Less than two months later, the investigation into Mainline Airways LLC and its CEO, Luke R. Thompson, has stretched from Honolulu to Los Angeles to as far away as Massachusetts and includes federal authorities poring through what Mainline Airways promised its customers.

Perhaps hundreds of people booked flights beginning July 3. So far, investigators haven't been able to find any evidence of anything remotely resembling an airline. No planes. No crew. No terminals. No permits to fly.

But they did make one interesting discovery.

The brains behind Mainline Airways turned out to be an 18-year-old college freshman operating his business via a Web site he ran out of his Massachusetts business college.

"We've had situations where kids will have problems, like an eBay transaction," Levins said. "We've never had an experience with an 18-year-old purporting to run an airline."

The Massachusetts attorney general last week obtained a temporary restraining order against Thompson and Mainline Airways that prohibits them from using the company's accounts for any reason other than to give refunds.

The office also sued Thompson and Mainline Airways, alleging they sold tickets for nonexistent flights.

Tomorrow, Hawai'i's Office of Consumer Protection will seek a permanent injunction in Circuit Court to prohibit Mainline from selling tickets or collecting money before it complies with federal and state laws.

Before he went off to Babson College in Wellesley, Mass., which calls itself one of the country's top-ranked schools for the study of entrepreneurship, Thompson lived in a three-story house in an affluent Pennsylvania neighborhood in Bucks County.

Yardley, Pa., used to be mostly farm land. Today, it still only has about 25,000 people. And it's a peaceful life.

Residents say the area is dotted with horses grazing in fields. In Thompson's neighborhood of Stony Hill Road, no commercial operations are allowed, said neighbor Todd Devin, who lives down the street from Thompson's family.

"No gas stations, bars, liquor stores, nothing like that," Devin said.

"It's a quiet, residential community. It's a good place to raise kids."

Before it was renamed Pennsbury High School East, Thompson was among the 2002 last graduating class from Pennsbury High School, home of the Falcons.

Pennsbury High School's yearbook doesn't include room for seniors to list their accomplishments. But Thompson was one of a handful of students to win "some sort of academic award," according to the school district's spokesman, Elliott Alexander.

While life in Yardley can be quiet, the people are tied to busy lives. The town rests along the banks of the Delaware River, across from Trenton, New Jersey. It's 70 miles from New York, where many of Yardley's adults commute into the city every day by train.
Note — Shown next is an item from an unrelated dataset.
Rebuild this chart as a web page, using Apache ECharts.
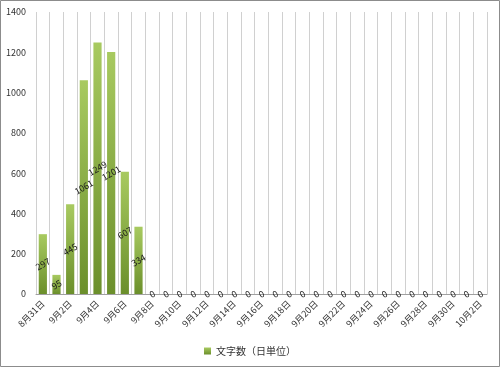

During his freshman year at Babson, according to the Massachusetts attorney general's complaint, Thompson incorporated Mainline Airways in his home state of Pennsylvania and established a Web site that featured Hawaiian music and images.

"While the company is incorporated in Yardley, Pennsylvania, its corporate headquarters has been listed as Wellesley, Massachusetts," according to the documents.

The company address was Thompson's Babson College post office box.

According to the Massachusetts documents, Mainline advertised a "fleet" of Boeing jets that came with leather chairs and personal televisions for every seat.

And while major airlines were increasing fares from Honolulu to Los Angeles to as much as $1,000, Mainline continued to advertise $89 tickets beginning July 3.

But Thompson shut down Mainline's operations on June 10 and canceled its plans after the state Office of Consumer Protection obtained a temporary restraining order.

Thompson did not return The Advertiser's phone calls seeking comment last week. But he told The Associated Press that his company was a legitimate business.

"We had every intention of doing this operation," he said.

"We had 15 airlines we had contacted or were in serious negotiations with, regarding the actual providing of the (air) service." He did not provide details of the airlines involved.

Thompson has said that 120 people made "pre-reservations" with Mainline.

The state Office of Consumer Protection believes that the number could be much higher. Investigators ultimately may find that hundreds of people thought Thompson was selling the real thing.

"Just because someone's young," Levins said, "doesn't necessarily mean they're not capable."